In his first speech of this election campaign, Keir Starmer made what is likely to become an extremely familiar claim. Focusing on the concerns of those who abandoned Jeremy Corbyn’s Labour for Boris Johnson’s Conservatives in 2019 he argued that voters could trust him with the economy as well as Britain’s borders and security ‘because I have changed this party permanently’.
As leader, Starmer has certainly sought to distance himself from the policies and personnel and even imagery of the Corbyn leadership. He talks about his patriotism, surrounds himself with Union Jacks, has rowed back from commitments to nationalise various industries and has become much more friendly with business while expunging the party of the taint of anti-Semitism.
It is only a bold or foolish leader who thinks they can impose their will on Labour
Some claim he also used unfair means to purge the party of Corbyn supporters and prevent them from becoming candidates, as has been the case with Faiza Shaheen and Lloyd Russell-Moyle this week.
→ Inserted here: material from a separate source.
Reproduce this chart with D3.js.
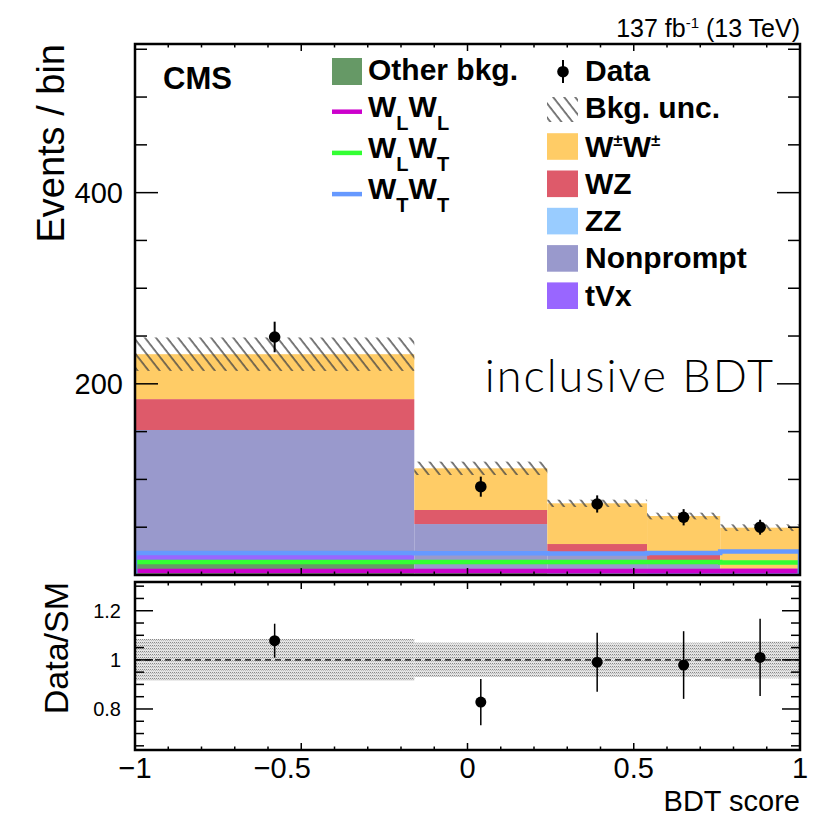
<!DOCTYPE html>
<html>
<head>
<meta charset="utf-8">
<script src="https://cdn.jsdelivr.net/npm/d3@7"></script>
<style>
  body { margin: 0; background: #fff; }
  text { font-family: "Liberation Sans", Arial, Helvetica, sans-serif; }
</style>
</head>
<body>
<div id="chart"></div>
<script>
// BDT score bins and stacked backgrounds (events / bin)
const binEdges = [-1, -0.16, 0.24, 0.54, 0.76, 1];
const otherBkg = [15, 2, 1.5, 1, 1];
const tVx = [7, 2, 1.5, 1, 1];
const zz = [3, 1, 1, 1, 0.5];
const nonprompt = [126.7, 48.3, 19, 12.7, 1.5];
const wz = [32.3, 14.7, 9.4, 6.3, 3];
const wpmwpm = [47, 43.6, 42.6, 39.7, 42.5];
const bkgUnc = [17.5, 7, 3.8, 3.5, 3.5];

// polarization templates drawn as lines
const wLwL = [4.2, 4.2, 4.2, 4.2, 4.2];
const wLwT = [13.6, 13.6, 13.6, 13.6, 13];
const wTwT = [23, 22.7, 22.5, 23, 24.5];

const dataVals = [249, 92.4, 74.3, 60.4, 50];
const dataErr = [16, 10.5, 9, 8.5, 7.8];
const ratioUnc = [0.085, 0.07, 0.07, 0.07, 0.075];

const mainTickLabels = [200, 400];
const ratioTickLabels = [0.8, 1, 1.2];
const xTickLabels = [-1, -0.5, 0, 0.5, 1];

const width = 833, height = 818;
const L = 135, R = 800;
const mainTop = 44, mainBot = 575;
const ratTop = 582, ratBot = 750;

const svg = d3.select("#chart").append("svg")
  .attr("width", width).attr("height", height);

const x = d3.scaleLinear().domain([-1, 1]).range([L, R]);
const y = d3.scaleLinear().domain([0, 555.5]).range([mainBot, mainTop]);
const yr = d3.scaleLinear().domain([0.633, 1.317]).range([ratBot, ratTop]);

const defs = svg.append("defs");
const hatch = defs.append("pattern").attr("id", "hatch")
  .attr("patternUnits", "userSpaceOnUse").attr("width", 8.7).attr("height", 8.7)
  .attr("patternTransform", "rotate(-38)");
hatch.append("line").attr("x1", 2).attr("x2", 2).attr("y1", 0).attr("y2", 8.7)
  .attr("stroke", "#444").attr("stroke-width", 1.4);

const dots = defs.append("pattern").attr("id", "dots")
  .attr("patternUnits", "userSpaceOnUse").attr("width", 2).attr("height", 3);
dots.append("rect").attr("width", 2).attr("height", 3).attr("fill", "#e4e4e4");
dots.append("rect").attr("width", 1).attr("height", 1).attr("fill", "#888");
dots.append("rect").attr("x", 1).attr("y", 1).attr("width", 1).attr("height", 1).attr("fill", "#bbb");

defs.append("clipPath").attr("id", "clipMain").append("rect")
  .attr("x", L).attr("y", mainTop).attr("width", R - L).attr("height", mainBot - mainTop);
defs.append("clipPath").attr("id", "clipRat").append("rect")
  .attr("x", L).attr("y", ratTop).attr("width", R - L).attr("height", ratBot - ratTop);

const colors = {
  other: "#669966", tvx: "#9966ff", zz: "#99ccff",
  nonprompt: "#9999cc", wz: "#de5a6a", wpm: "#ffcc66"
};
const keys = ["other", "tvx", "zz", "nonprompt", "wz", "wpm"];
const rows = binEdges.slice(0, -1).map((e, i) => ({
  lo: e, hi: binEdges[i + 1],
  other: otherBkg[i], tvx: tVx[i], zz: zz[i],
  nonprompt: nonprompt[i], wz: wz[i], wpm: wpmwpm[i]
}));
const stacked = d3.stack().keys(keys)(rows);
const totals = rows.map(r => d3.sum(keys, k => r[k]));

// ---- main panel
const gMain = svg.append("g").attr("clip-path", "url(#clipMain)");

stacked.forEach(layer => {
  gMain.append("g").selectAll("rect")
    .data(layer)
    .join("rect")
    .attr("x", d => x(d.data.lo))
    .attr("width", d => x(d.data.hi) - x(d.data.lo))
    .attr("y", d => y(d[1]))
    .attr("height", d => y(d[0]) - y(d[1]))
    .attr("fill", colors[layer.key]);
});

gMain.append("g").selectAll("rect")
  .data(rows)
  .join("rect")
  .attr("x", d => x(d.lo))
  .attr("width", d => x(d.hi) - x(d.lo))
  .attr("y", (d, i) => y(totals[i] + bkgUnc[i]))
  .attr("height", (d, i) => y(totals[i] - bkgUnc[i]) - y(totals[i] + bkgUnc[i]))
  .attr("fill", "url(#hatch)");

const stepLine = d3.line().x(d => x(d[0])).y(d => y(d[1])).curve(d3.curveStepAfter);
function stepPoints(vals) {
  const pts = [[binEdges[0], 0]];
  vals.forEach((v, i) => pts.push([binEdges[i], v]));
  pts.push([binEdges[binEdges.length - 1], vals[vals.length - 1]]);
  pts.push([binEdges[binEdges.length - 1], 0]);
  return pts;
}
[[wLwL, "#cc00cc"], [wLwT, "#33ff33"], [wTwT, "#6699ff"]].forEach(([vals, c]) => {
  gMain.append("path")
    .attr("d", stepLine(stepPoints(vals)))
    .attr("fill", "none").attr("stroke", c).attr("stroke-width", 4.5);
});

const centers = rows.map(r => (r.lo + r.hi) / 2);
const gData = svg.append("g");
centers.forEach((c, i) => {
  gData.append("line")
    .attr("x1", x(c)).attr("x2", x(c))
    .attr("y1", y(dataVals[i] - dataErr[i])).attr("y2", y(dataVals[i] + dataErr[i]))
    .attr("stroke", "#000").attr("stroke-width", 2);
  gData.append("circle").attr("cx", x(c)).attr("cy", y(dataVals[i])).attr("r", 5.8).attr("fill", "#000");
});

// ---- ratio panel
const gRat = svg.append("g").attr("clip-path", "url(#clipRat)");
gRat.append("g").selectAll("rect")
  .data(rows)
  .join("rect")
  .attr("x", d => x(d.lo))
  .attr("width", d => x(d.hi) - x(d.lo))
  .attr("y", (d, i) => yr(1 + ratioUnc[i]))
  .attr("height", (d, i) => yr(1 - ratioUnc[i]) - yr(1 + ratioUnc[i]))
  .attr("fill", "url(#dots)");
gRat.append("line")
  .attr("x1", L).attr("x2", R).attr("y1", yr(1)).attr("y2", yr(1))
  .attr("stroke", "#000").attr("stroke-width", 1.2).attr("stroke-dasharray", "6,4");

centers.forEach((c, i) => {
  const r = dataVals[i] / totals[i];
  const e = dataErr[i] / totals[i];
  gRat.append("line")
    .attr("x1", x(c)).attr("x2", x(c))
    .attr("y1", yr(r - e)).attr("y2", yr(r + e))
    .attr("stroke", "#000").attr("stroke-width", 1.5);
  gRat.append("circle").attr("cx", x(c)).attr("cy", yr(r)).attr("r", 5.5).attr("fill", "#000");
});

// ---- frames and inward ticks
function frame(top, bot, yScale, yMinor, isMajor, majLen, minLen, xMaj, xMin) {
  const g = svg.append("g").attr("stroke", "#000");
  yMinor.forEach(v => {
    const len = isMajor(v) ? majLen : minLen;
    const yy = yScale(v);
    g.append("line").attr("x1", L).attr("x2", L + len).attr("y1", yy).attr("y2", yy).attr("stroke-width", 1.5);
    g.append("line").attr("x1", R).attr("x2", R - len).attr("y1", yy).attr("y2", yy).attr("stroke-width", 1.5);
  });
  d3.range(-10, 11).forEach(k => {
    const v = k / 10;
    const len = k % 5 === 0 ? xMaj : xMin;
    g.append("line").attr("x1", x(v)).attr("x2", x(v)).attr("y1", bot).attr("y2", bot - len).attr("stroke-width", 1.5);
    g.append("line").attr("x1", x(v)).attr("x2", x(v)).attr("y1", top).attr("y2", top + len).attr("stroke-width", 1.5);
  });
  g.append("rect").attr("x", L).attr("y", top).attr("width", R - L).attr("height", bot - top)
    .attr("fill", "none").attr("stroke-width", 2.5);
}
frame(mainTop, mainBot, y, d3.range(50, 551, 50), v => v % 200 === 0, 23, 12, 7, 3.5);
frame(ratTop, ratBot, yr, d3.range(13, 27).map(k => k * 0.05), v => Math.round(v * 100) % 20 === 0, 18, 9, 7, 3.5);

// ---- tick labels and titles
svg.append("g").selectAll("text")
  .data(mainTickLabels).join("text")
  .attr("x", 123).attr("y", d => y(d)).attr("dy", "0.36em")
  .attr("text-anchor", "end").attr("font-size", 29).text(d => d);
svg.append("g").selectAll("text")
  .data(ratioTickLabels).join("text")
  .attr("x", 121).attr("y", d => yr(d)).attr("dy", "0.36em")
  .attr("text-anchor", "end").attr("font-size", 20).text(d => d);
svg.append("g").selectAll("text")
  .data(xTickLabels).join("text")
  .attr("x", d => x(d)).attr("y", 778)
  .attr("dx", d => d === -0.5 ? -19 : 0)
  .attr("text-anchor", "middle").attr("font-size", 29)
  .text(d => d < 0 ? "\u2212" + Math.abs(d) : d);

svg.append("text").attr("x", R).attr("y", 811).attr("text-anchor", "end")
  .attr("font-size", 29).text("BDT score");
svg.append("text").attr("transform", `translate(64,${mainTop}) rotate(-90)`)
  .attr("text-anchor", "end").attr("font-size", 38).text("Events / bin");
svg.append("text").attr("transform", `translate(68,${ratTop}) rotate(-90)`)
  .attr("text-anchor", "end").attr("font-size", 34).text("Data/SM");

const lumi = svg.append("text").attr("x", R).attr("y", 37).attr("text-anchor", "end").attr("font-size", 25);
lumi.append("tspan").text("137 fb");
lumi.append("tspan").attr("dy", -9).attr("font-size", 15).text("-1");
lumi.append("tspan").attr("dy", 9).text(" (13 TeV)");

svg.append("text").attr("x", 163).attr("y", 89).attr("font-size", 31).attr("font-weight", "bold").text("CMS");

svg.append("text").attr("x", 775).attr("y", 392).attr("text-anchor", "end")
  .attr("font-size", 45).attr("font-weight", 300).attr("letter-spacing", 2)
  .style("font-family", "Lato, 'Open Sans', sans-serif")
  .text("inclusive BDT");

// ---- legend
const leg = svg.append("g").attr("font-weight", "bold").attr("font-size", 30);
function legText(xx, yy, parts) {
  const t = leg.append("text").attr("x", xx).attr("y", yy);
  parts.forEach(p => {
    const s = t.append("tspan").text(p.t);
    if (p.sub) s.attr("dy", 13).attr("font-size", 20);
    if (p.sup) s.attr("dy", -11).attr("font-size", 17);
    if (p.back) s.attr("dy", p.back);
  });
}
// left column
leg.append("rect").attr("x", 332).attr("y", 58).attr("width", 30).attr("height", 27).attr("fill", colors.other);
legText(368, 80, [{ t: "Other bkg." }]);
const lineEntries = [["#cc00cc", "L", "L"], ["#33ff33", "L", "T"], ["#6699ff", "T", "T"]];
lineEntries.forEach(([c, a, b], i) => {
  const yy = 111.7 + i * 41.2;
  leg.append("line").attr("x1", 332).attr("x2", 362).attr("y1", yy).attr("y2", yy)
    .attr("stroke", c).attr("stroke-width", 4.5);
  legText(368, yy + 5, [{ t: "W" }, { t: a, sub: true }, { t: "W", back: -13 }, { t: b, sub: true }]);
});
// right column
leg.append("line").attr("x1", 563).attr("x2", 563).attr("y1", 60).attr("y2", 83).attr("stroke", "#000").attr("stroke-width", 2);
leg.append("circle").attr("cx", 563).attr("cy", 71.7).attr("r", 5.8).attr("fill", "#000");
legText(585, 81, [{ t: "Data" }]);
leg.append("rect").attr("x", 547).attr("y", 97).attr("width", 31).attr("height", 25).attr("fill", "url(#hatch)");
legText(585, 118, [{ t: "Bkg. unc." }]);
const fillEntries = [
  ["wpm", [{ t: "W" }, { t: "\u00b1", sup: true }, { t: "W", back: 11 }, { t: "\u00b1", sup: true }]],
  ["wz", [{ t: "WZ" }]],
  ["zz", [{ t: "ZZ" }]],
  ["nonprompt", [{ t: "Nonprompt" }]],
  ["tvx", [{ t: "tVx" }]]
];
fillEntries.forEach(([k, parts], i) => {
  const yc = 146.5 + i * 37.3;
  leg.append("rect").attr("x", 547).attr("y", yc - 13.3).attr("width", 31).attr("height", 26.6).attr("fill", colors[k]);
  legText(585, yc + 10, parts);
});
</script>
</body>
</html>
Starmer’s approach over the past few months has led to thousands of Corbyn supporters voluntarily leaving the party, notably and most recently the columnist Owen Jones who argued that Labour under Starmer had become a hostile environment for those wanting ‘real change’.
Starmer’s case for having significantly changed the party is, then, strong. But can he really claim this is a ‘permanent’ transformation? Looking at the party’s history, it is only a bold or foolish leader who thinks they can impose their will on Labour – even just for the foreseeable future.
In the early 1980s, with Labour in opposition, supporters of Tony Benn amended the party’s constitution to take power away from MPs and give it to members and the unions, believing this would turn it into a fully socialist party. After MPs lost their exclusive right to determine who should be leader in 1981, some on the right thought the game was up and left to form the Social Democratic party. Even so, the first leader elected under the new franchise was Neil Kinnock, who made it his business to chart a course back to the centre ground and isolate Benn. In fact, when in 1988 Benn stood for leader hoping to usurp Kinnock, under the system he thought would transform Labour, he was humiliated with just 11.4 per cent of the vote. Feeling they had been definitively defeated, a steady stream of Bennites started to leave the party just as some Social Democrats made their return.
Kinnock’s moderate course was continued zealously by Tony Blair whose ascent to the leadership in 1994 was taken by supporters as the ‘Year Zero’ in the making of a new party. To symbolise the creation of New Labour, Blair revised Clause IV of the party’s constitution which since 1918 had committed it to the extension of public ownership. As he wrote in his memoirs, Blair believed that by striking down this ‘graven image’ he would transform the party’s psychology. Certainly, some on the left thought Blair had destroyed the party they loved. In response Arthur Scargill formed the Socialist Labour party, with the old clause IV taking pride of place in the new party’s constitution.
Corbyn’s election as leader in 2015 on what was essentially an anti-Blair platform suggested New Labour had not changed the party’s psychology for good. Indeed many of those who took a prominent role in the Corbyn leadership were veterans of the earlier Bennite period. They had emerged from the ‘sealed tomb’ to which Peter Mandelson reputedly hoped the hard left had been assigned forever.
There are those in the party who today believe Starmer is ‘not just sealing the tomb but incinerating it as well’. Certainly, Starmer has introduced changes that make it almost impossible for a hard-left candidate to replace him as leader. And it is likely the parliamentary party after the election will be packed with an unprecedented number of loyalist MPs. There will be leaders of key unions, notably Sharon Graham of Unite, who will try to ensure a Starmer government stays true to its promises to introduce new employee rights. And despite the best (if bungling) efforts of his allies, Prime Minister Starmer might still have to listen to his government being attacked from the back benches by Diane Abbott, should she decide to seek another term as an MP. But most party members will be willing to remain quiet despite any misgivings, happy to see their party in power after a decade and half in opposition.
The last 50 years of Labour history suggest this happy state will not last forever. Starmer’s dominance currently looks secure but how long it lasts depends on his success in government and in the polls. It easy to forget that in 2021 Starmer came close to resigning after a series of bad election results in the spring: had he lost the Batley and Spen by-election a few months later he might have been forced to go. Labour’s subsequent transformation in the polls – massively helped by Conservative failings – strengthened his own position and that of his chosen moderate course for the party.
Starmer is by hardly widely loved in the party and lacks a cohort of committed ‘Starmerites’ at the top: support for him, like all previous Labour leaders, depends on results. So if things go wrong in office he will likely become vulnerable again, the party will cast around for a change of course and Labour’s rollercoaster ride will resume.